Last year Turkey carried out sell-offs worth $893 million, falling well short of a $4 billion target. Turkey said last month it was looking to raise some 1,600 trillion lira ($1.18 billion) from privatizations in 2004.

"Although the news should underpin asset prices, markets will want to see the sale go through fully before any euphoria sets in, especially taking into account last year’s Petkim and Tekel debacles," Quijano-Evans said.

The privatization administration said in late January it had cancelled a tender for state-run petrochemicals firm Petkim after it failed to attract enough bids.

Turkey is planning to launch a fresh tender to sell the tobacco operations of Tekel as early as March after an initial bid failed to attract high enough bids.

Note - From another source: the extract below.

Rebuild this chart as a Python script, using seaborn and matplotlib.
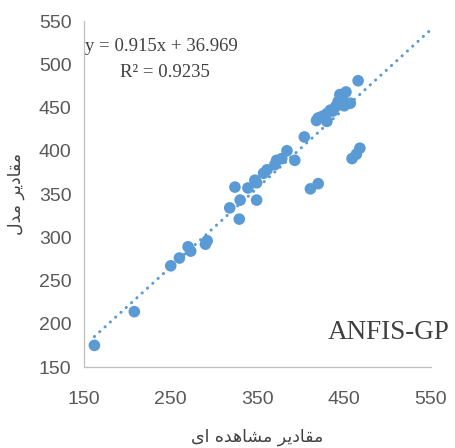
import matplotlib
matplotlib.use("Agg")
import matplotlib.pyplot as plt
import seaborn as sns
import pandas as pd

observed = [162, 208, 250, 260, 270, 273, 290, 292, 318, 324, 329, 330, 339, 347,
            349, 349, 357, 361, 370, 372, 378, 384, 393, 404, 411, 420, 418, 420,
            425, 430, 430, 434, 437, 440, 443, 445, 448, 450, 452, 457, 459, 464,
            468, 466]
modeled = [175, 214, 267, 276, 289, 284, 292, 296, 334, 358, 321, 343, 357, 366,
           343, 363, 374, 378, 384, 389, 391, 400, 389, 416, 356, 362, 435, 438,
           440, 443, 434, 447, 446, 451, 457, 465, 460, 452, 468, 455, 391, 396,
           403, 481]

slope = 0.915
intercept = 36.969
r2 = 0.9235
trend_end = 550

x_ticks = [150, 250, 350, 450, 550]
y_ticks = [150, 200, 250, 300, 350, 400, 450, 500, 550]

# persian labels, pre-shaped (presentation forms, visual order)
x_label = "\uFEEF\uFE8D \uFEE9\uFEAA\uFEEB\uFE8E\uFEB8\uFEE3 \uFEAE\uFEF3\uFEA9\uFE8E\uFED8\uFEE3"
y_label = "\uFEDD\uFEAA\uFEE3 \uFEAE\uFEF3\uFEA9\uFE8E\uFED8\uFEE3"

df = pd.DataFrame({"obs": observed, "mod": modeled})
tx = [min(observed), trend_end]
trend = pd.DataFrame({"x": tx, "y": [slope * v + intercept for v in tx]})

sns.set_style("white")
blue = "#5B9BD5"
grey = "#595959"
num_font = ["Liberation Sans Narrow", "Liberation Sans", "DejaVu Sans"]

fig = plt.figure(figsize=(4.55, 4.48), dpi=100)
ax = fig.add_axes([0.1846, 0.1808, 0.7626, 0.7722])

ax.plot(trend["x"], trend["y"], color=blue, lw=2.2,
        linestyle=(0, (0.05, 2.3)), dash_capstyle="round", zorder=1)
sns.scatterplot(data=df, x="obs", y="mod", ax=ax, color=blue, s=70,
                edgecolor="none", alpha=1, zorder=2)

ax.set_xlim(150, 550)
ax.set_ylim(150, 550)
ax.set_xticks(x_ticks)
ax.set_yticks(y_ticks)
for lab in ax.get_xticklabels() + ax.get_yticklabels():
    lab.set_family(num_font)
    lab.set_fontsize(14)
    lab.set_color(grey)
ax.tick_params(axis="both", direction="out", length=5, width=0.9, color="#BFBFBF")
ax.tick_params(axis="x", pad=12)
ax.tick_params(axis="y", pad=4)

for s in ["top", "right"]:
    ax.spines[s].set_visible(False)
for s in ["left", "bottom"]:
    ax.spines[s].set_color("#BFBFBF")
    ax.spines[s].set_linewidth(0.9)

ax.set_xlabel(x_label, family=["DejaVu Sans"], fontsize=12.5, color="#404040", labelpad=15)
ax.set_ylabel(y_label, family=["DejaVu Sans"], fontsize=12.5, color="#404040", labelpad=10)

serif = ["Liberation Serif", "DejaVu Serif"]
ax.text(0.003, 0.913, "y = 0.915x + 36.969", transform=ax.transAxes, va="baseline",
        family=serif, fontsize=13.5, color="#404040")
ax.text(0.104, 0.838, "R\u00b2 = " + str(r2), transform=ax.transAxes, va="baseline",
        family=serif, fontsize=13.5, color="#404040")
ax.text(1.055, 0.081, "ANFIS-GP", transform=ax.transAxes, ha="right", va="baseline",
        family=serif, fontsize=19.5, color="#404040")

fig.savefig("out.png", dpi=100)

The head of the Competition Board, which approved the sale late last month, said the board would monitor any investments to increase Tupras’ capacity in case this hampered new market entrants, in the event the buyers set up a distribution firm.

Tupras, which controls 87 percent of Turkey’s refining market and has a workforce of 4,700, has sought to cut its dependence on volatile Middle East supplies and buy more crude under long-term deals with Russia.